Bu tepelerin içinde en eski bulgulara sahip olan Çakmak Tepe’deki kazıya başkanlık yapmak üzere ise Çukurova Üniversitesi'nden Doç. Dr. Fatma Şahin seçildi.
Yerleşimden çok uzak, zaman zaman 50 dereceyi aşan sıcakta ekip arkadaşlarıyla çalışan Doç. Dr. Fatma Şahin'e, Altınoran Düşünce ve Sanat Derneği Başkanı Dr. Haluk Uygur tarafından, derneğin kitapları hediye edildi. Hediye edilen kitaplar arasında, Dr. Haluk Uygur, Ayşe Ateşoğlu ve Prof. Dr. Hakan Yaman ile birlikte Türkçeye kazandırılan “Kilikya'ya Yolculuk, Kilikya'nın Tanrıları ve Yöneticileri ve Küçük Asya'ya Seyahat” isimli kitaplar yer aldı.
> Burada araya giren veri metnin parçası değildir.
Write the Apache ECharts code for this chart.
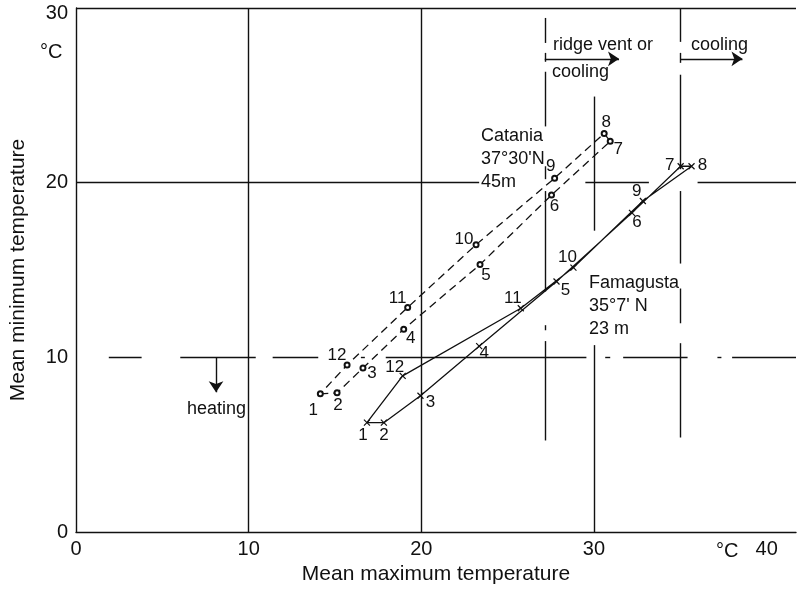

Dr. Uygur, Doç. Dr. Fatma Şahin'in, böylesine önemli bir projede bilgisi ve kararlılığıyla Adana'yı temsil ettiğini ifade ederek, "Bu projede yer alan tüm bilim insanlarına saygı duymamak elde değil. Bölgeyi tüm güçleriyle kazan bilim insanlarının hepsine Altınoran olarak başarılar diliyoruz. Vatanseverlik böyle bir şey olsa gerek" dedi.
Sanat eserlerinin, yapıldıkları dönemin düşünme sistemini günümüze aktaran en önemli iletişim araçları olduğunu söyleyen Dr. Haluk Uygur, "Hele eserlerin ait olduğu dönemde yaygın anlamda kullanıldığı biçimde yazı icat edilmediyse, sanat eserleri bir anlamda yazı haline geliyor. İşte Altınoran olarak bizim gayretimiz, bu yazı dilini öğrenerek dönem insanını anlamaya çalışmak. Tüm gezilerimiz bu amaç doğrultusunda yapılıyor. Unutmamalı ki, geçmişi anlamak, geleceği inşa etmenin ilk adımıdır. Bizce sanatın asıl amacı ise geleceğin inşasına katılmaktır" ifadelerini kullandı.